Leno then issued a warning to any politicians who stand in the way of equal rights for LGBT people. 

"If they play politics with our lives, we'll get deadly serious with their political lives," he said. "This is a righteous battle and we can't lose when we stand up and speak the truth about our lives. We will prevail."

Swift rebuke

Last Thursday, Democratic leaders swiftly denounced Schwarzenegger's veto. Assembly Speaker Fabian Nunez (D-Los Angeles) criticized the governor for letting "the courts make the tough decisions for him," adding, "Instead of choosing the way of the future the Governor has aligned himself with the enemies of equal rights for all."

State Controller and 2006 Democratic gubernatorial candidate Steve Westly, who supports marriage equality, also assailed the governor, saying, "Schwarzenegger has once again kowtowed to his right-wing base and vetoed this landmark legislation that would have created true marriage equality in our state. With today's action, this governor has cemented his place in history as an obstacle in the great civil rights battle of the day."

Newsom, who held a press conference shortly after the governor's announcement, stated, "This is about basic, fundamental rights. It's about laying a foundation of equality for everybody, and he missed a golden opportunity to stand on history and to do something that is noble and appropriate. By no means was this a profile in courage. What a wasted moment for his administration."
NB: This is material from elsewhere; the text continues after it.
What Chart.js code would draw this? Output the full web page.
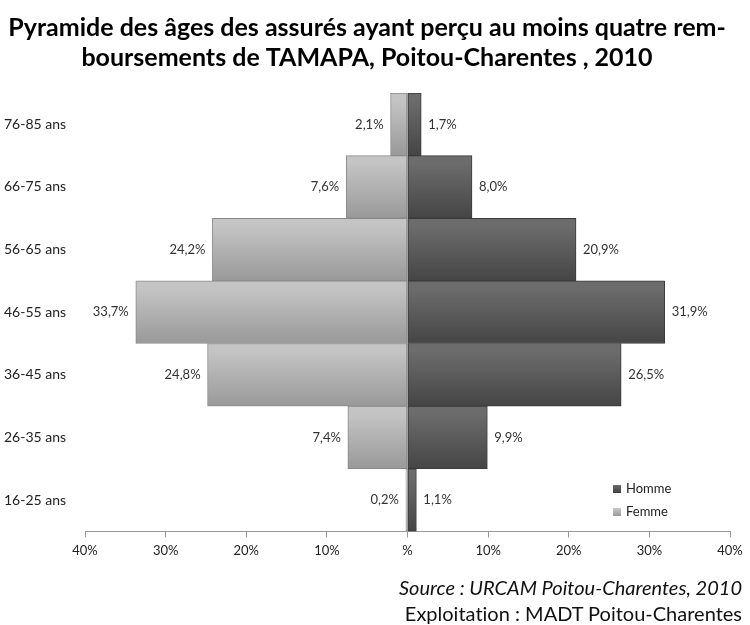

Gay Republicans also lashed out at Schwarzenegger, who ran for governor as a moderate Republican said to be supportive of gay rights. Patrick Guerriero, Log Cabin Republicans president, said his organization would "take the governor at his word, that if, and when, the courts of California join the legislature in recognizing the right to civil marriage equality, he will uphold and support that decision."

The group did thank the governor for signing other progay legislation into law and for "sending a strong signal" that voters should not support the antigay initiatives right-wing religious groups are trying to place on the ballot next year.